** Given instruction **
All the data must come back unchanged, except that pictures are left out.

** Data excerpt **
★ ★ ★
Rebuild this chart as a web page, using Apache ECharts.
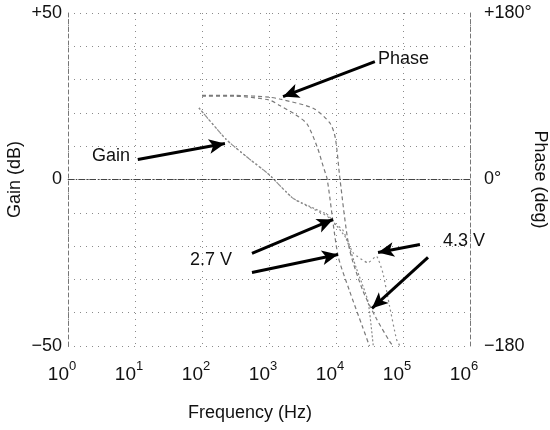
<!DOCTYPE html>
<html><head><meta charset="utf-8">
<script src="https://cdn.jsdelivr.net/npm/echarts/dist/echarts.min.js"></script>
<style>html,body{margin:0;padding:0;background:#fff}#c{width:550px;height:430px}</style>
</head><body><div id="c"></div>
<script>
// ---- data (frequency in Hz) ----
const gain27Freq  = [90, 230, 500, 1000, 2300, 7400, 9000, 14000, 20000, 30000, 36000];
const gain27Db    = [21.5, 12, 6.3, 1.5, -5.7, -10.5, -12.5, -17.5, -26.5, -36.5, -50];
const gain43Freq  = [90, 230, 500, 1000, 2300, 7400, 9000, 12500, 18000, 30000, 40000, 50000, 63000, 80000, 90000];
const gain43Db    = [21.5, 12, 6.3, 1.5, -5.7, -11, -13, -15, -22, -25, -23, -28, -38, -48, -50];
const phase27Freq = [100, 300, 1000, 1450, 2500, 3700, 5250, 6450, 7400, 10700, 15850, 25100, 31600];
const phase27Deg  = [90, 90, 86, 80, 70, 60, 35, 14, 0, -82, -120, -160, -180];
const phase43Freq = [100, 300, 1000, 1445, 4570, 8130, 9770, 11480, 15850, 25100, 39800, 63100, 70800];
const phase43Deg  = [91, 91, 89, 87, 77, 61, 45, 0, -75, -120, -150, -175, -180];
const xTickExponents = ['0','1','2','3','4','5','6'];
const gainTickLabels  = {'50':'+50', '0':'0', '-50':'\u221250'};
const phaseTickLabels = {'180':'+180\u00b0', '0':'0\u00b0', '-180':'\u2212180'};
// arrows: [tailFreq, tailDb, headFreq, headDb] (in gain-axis data space)
const arrows = [
  [38000, 35.4, 1620, 24.9],
  [11, 6.0, 220, 10.8],
  [557, -22.2, 9020, -12.0],
  [557, -27.9, 10700, -22.5],
  [179000, -19.5, 42400, -21.9],
  [236000, -23.4, 34400, -38.7]
];
const annotations = [
  {text:'Phase', x:378, y:60},
  {text:'Gain',  x:92,  y:157},
  {text:'2.7 V', x:190, y:261},
  {text:'4.3 V', x:443, y:242}
];

const zip = (a, b) => a.map((v, i) => [v, b[i]]);
const FONT = '"Liberation Sans", Arial, sans-serif';
const chart = echarts.init(document.getElementById('c'), null, {renderer:'canvas'});
const gridLine = {show:true, lineStyle:{color:'#8a8a8a', width:1, type:[1,5]}};

chart.setOption({
  backgroundColor:'#fff',
  animation:false,
  grid:{left:68, right:80, top:13, bottom:84, containLabel:false, outerBoundsMode:'none'},
  xAxis:{
    type:'log', logBase:10, min:1, max:1000000,
    name:'Frequency (Hz)', nameLocation:'middle', nameGap:58, nameMoveOverlap:false,
    nameTextStyle:{fontFamily:FONT, fontSize:18, color:'#111', padding:[0,38,0,0]},
    axisLine:{show:true, lineStyle:{color:'#888', type:[2,3]}},
    axisTick:{show:false},
    splitLine:gridLine,
    axisLabel:{
      margin:14, color:'#111', padding:[0,12,0,0],
      formatter: v => '{b|10}{s|' + xTickExponents[Math.round(Math.log10(v))] + '}',
      rich:{ b:{fontFamily:FONT, fontSize:19, color:'#111', lineHeight:24, verticalAlign:'bottom'},
             s:{fontFamily:FONT, fontSize:13, color:'#111', lineHeight:24, verticalAlign:'top'} }
    }
  },
  yAxis:[{
    type:'value', min:-50, max:50, interval:10, position:'left',
    name:'Gain (dB)', nameLocation:'middle', nameGap:44, nameRotate:90, nameMoveOverlap:false,
    nameTextStyle:{fontFamily:FONT, fontSize:18, color:'#111'},
    axisLine:{show:true, lineStyle:{color:'#777', type:[4,3]}},
    axisTick:{show:false},
    splitLine:gridLine,
    axisLabel:{margin:6, fontFamily:FONT, fontSize:18, color:'#111',
      formatter: v => gainTickLabels[String(v)] || ''}
  },{
    type:'value', min:-180, max:180, interval:180, position:'right',
    name:'Phase (deg)', nameLocation:'middle', nameGap:61, nameRotate:-90, nameMoveOverlap:false,
    nameTextStyle:{fontFamily:FONT, fontSize:18, color:'#111'},
    axisLine:{show:true, lineStyle:{color:'#777', type:[4,3]}},
    axisTick:{show:false},
    splitLine:{show:false},
    axisLabel:{margin:14, fontFamily:FONT, fontSize:18, color:'#111',
      formatter: v => phaseTickLabels[String(v)] || ''}
  }],
  series:[
    {type:'line', name:'Gain 2.7 V', yAxisIndex:0, data:zip(gain27Freq, gain27Db), smooth:0.15,
     showSymbol:false, lineStyle:{color:'#8a8a8a', width:1.2, type:[2,2]},
     markLine:{silent:true, symbol:['none','none'], label:{show:false},
       lineStyle:{color:'#444', width:1.2, type:[6,2,1,2]}, data:[{yAxis:0}]}},
    {type:'line', name:'Gain 4.3 V', yAxisIndex:0, data:zip(gain43Freq, gain43Db), smooth:0.15,
     showSymbol:false, lineStyle:{color:'#8a8a8a', width:1.2, type:[2,3]},
     markLine:{silent:true, symbol:['none','arrow'], symbolSize:[11,16], label:{show:false},
       lineStyle:{color:'#000', width:3, type:'solid'},
       data: arrows.map(a => [{coord:[a[0], a[1]]}, {coord:[a[2], a[3]]}])}},
    {type:'line', name:'Phase 2.7 V', yAxisIndex:1, data:zip(phase27Freq, phase27Deg), smooth:0.25,
     showSymbol:false, lineStyle:{color:'#7a7a7a', width:1.2, type:[4,3]}},
    {type:'line', name:'Phase 4.3 V', yAxisIndex:1, data:zip(phase43Freq, phase43Deg), smooth:0.25,
     showSymbol:false, lineStyle:{color:'#7a7a7a', width:1.2, type:[4,3]}}
  ],
  graphic: annotations.map(a => ({type:'text', left:a.x, top:a.y - 10, silent:true,
    style:{text:a.text, fontFamily:FONT, fontSize:18, fill:'#111'}}))
});
</script>
</body></html>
★ ★ ★
** Reply to the task **
Rebuild this chart as a web page, using Apache ECharts.
<!DOCTYPE html>
<html><head><meta charset="utf-8">
<script src="https://cdn.jsdelivr.net/npm/echarts/dist/echarts.min.js"></script>
<style>html,body{margin:0;padding:0;background:#fff}#c{width:550px;height:430px}</style>
</head><body><div id="c"></div>
<script>
// ---- data (frequency in Hz) ----
const gain27Freq  = [90, 230, 500, 1000, 2300, 7400, 9000, 14000, 20000, 30000, 36000];
const gain27Db    = [21.5, 12, 6.3, 1.5, -5.7, -10.5, -12.5, -17.5, -26.5, -36.5, -50];
const gain43Freq  = [90, 230, 500, 1000, 2300, 7400, 9000, 12500, 18000, 30000, 40000, 50000, 63000, 80000, 90000];
const gain43Db    = [21.5, 12, 6.3, 1.5, -5.7, -11, -13, -15, -22, -25, -23, -28, -38, -48, -50];
const phase27Freq = [100, 300, 1000, 1450, 2500, 3700, 5250, 6450, 7400, 10700, 15850, 25100, 31600];
const phase27Deg  = [90, 90, 86, 80, 70, 60, 35, 14, 0, -82, -120, -160, -180];
const phase43Freq = [100, 300, 1000, 1445, 4570, 8130, 9770, 11480, 15850, 25100, 39800, 63100, 70800];
const phase43Deg  = [91, 91, 89, 87, 77, 61, 45, 0, -75, -120, -150, -175, -180];
const xTickExponents = ['0','1','2','3','4','5','6'];
const gainTickLabels  = {'50':'+50', '0':'0', '-50':'\u221250'};
const phaseTickLabels = {'180':'+180\u00b0', '0':'0\u00b0', '-180':'\u2212180'};
// arrows: [tailFreq, tailDb, headFreq, headDb] (in gain-axis data space)
const arrows = [
  [38000, 35.4, 1620, 24.9],
  [11, 6.0, 220, 10.8],
  [557, -22.2, 9020, -12.0],
  [557, -27.9, 10700, -22.5],
  [179000, -19.5, 42400, -21.9],
  [236000, -23.4, 34400, -38.7]
];
const annotations = [
  {text:'Phase', x:378, y:60},
  {text:'Gain',  x:92,  y:157},
  {text:'2.7 V', x:190, y:261},
  {text:'4.3 V', x:443, y:242}
];

const zip = (a, b) => a.map((v, i) => [v, b[i]]);
const FONT = '"Liberation Sans", Arial, sans-serif';
const chart = echarts.init(document.getElementById('c'), null, {renderer:'canvas'});
const gridLine = {show:true, lineStyle:{color:'#8a8a8a', width:1, type:[1,5]}};

chart.setOption({
  backgroundColor:'#fff',
  animation:false,
  grid:{left:68, right:80, top:13, bottom:84, containLabel:false, outerBoundsMode:'none'},
  xAxis:{
    type:'log', logBase:10, min:1, max:1000000,
    name:'Frequency (Hz)', nameLocation:'middle', nameGap:58, nameMoveOverlap:false,
    nameTextStyle:{fontFamily:FONT, fontSize:18, color:'#111', padding:[0,38,0,0]},
    axisLine:{show:true, lineStyle:{color:'#888', type:[2,3]}},
    axisTick:{show:false},
    splitLine:gridLine,
    axisLabel:{
      margin:14, color:'#111', padding:[0,12,0,0],
      formatter: v => '{b|10}{s|' + xTickExponents[Math.round(Math.log10(v))] + '}',
      rich:{ b:{fontFamily:FONT, fontSize:19, color:'#111', lineHeight:24, verticalAlign:'bottom'},
             s:{fontFamily:FONT, fontSize:13, color:'#111', lineHeight:24, verticalAlign:'top'} }
    }
  },
  yAxis:[{
    type:'value', min:-50, max:50, interval:10, position:'left',
    name:'Gain (dB)', nameLocation:'middle', nameGap:44, nameRotate:90, nameMoveOverlap:false,
    nameTextStyle:{fontFamily:FONT, fontSize:18, color:'#111'},
    axisLine:{show:true, lineStyle:{color:'#777', type:[4,3]}},
    axisTick:{show:false},
    splitLine:gridLine,
    axisLabel:{margin:6, fontFamily:FONT, fontSize:18, color:'#111',
      formatter: v => gainTickLabels[String(v)] || ''}
  },{
    type:'value', min:-180, max:180, interval:180, position:'right',
    name:'Phase (deg)', nameLocation:'middle', nameGap:61, nameRotate:-90, nameMoveOverlap:false,
    nameTextStyle:{fontFamily:FONT, fontSize:18, color:'#111'},
    axisLine:{show:true, lineStyle:{color:'#777', type:[4,3]}},
    axisTick:{show:false},
    splitLine:{show:false},
    axisLabel:{margin:14, fontFamily:FONT, fontSize:18, color:'#111',
      formatter: v => phaseTickLabels[String(v)] || ''}
  }],
  series:[
    {type:'line', name:'Gain 2.7 V', yAxisIndex:0, data:zip(gain27Freq, gain27Db), smooth:0.15,
     showSymbol:false, lineStyle:{color:'#8a8a8a', width:1.2, type:[2,2]},
     markLine:{silent:true, symbol:['none','none'], label:{show:false},
       lineStyle:{color:'#444', width:1.2, type:[6,2,1,2]}, data:[{yAxis:0}]}},
    {type:'line', name:'Gain 4.3 V', yAxisIndex:0, data:zip(gain43Freq, gain43Db), smooth:0.15,
     showSymbol:false, lineStyle:{color:'#8a8a8a', width:1.2, type:[2,3]},
     markLine:{silent:true, symbol:['none','arrow'], symbolSize:[11,16], label:{show:false},
       lineStyle:{color:'#000', width:3, type:'solid'},
       data: arrows.map(a => [{coord:[a[0], a[1]]}, {coord:[a[2], a[3]]}])}},
    {type:'line', name:'Phase 2.7 V', yAxisIndex:1, data:zip(phase27Freq, phase27Deg), smooth:0.25,
     showSymbol:false, lineStyle:{color:'#7a7a7a', width:1.2, type:[4,3]}},
    {type:'line', name:'Phase 4.3 V', yAxisIndex:1, data:zip(phase43Freq, phase43Deg), smooth:0.25,
     showSymbol:false, lineStyle:{color:'#7a7a7a', width:1.2, type:[4,3]}}
  ],
  graphic: annotations.map(a => ({type:'text', left:a.x, top:a.y - 10, silent:true,
    style:{text:a.text, fontFamily:FONT, fontSize:18, fill:'#111'}}))
});
</script>
</body></html>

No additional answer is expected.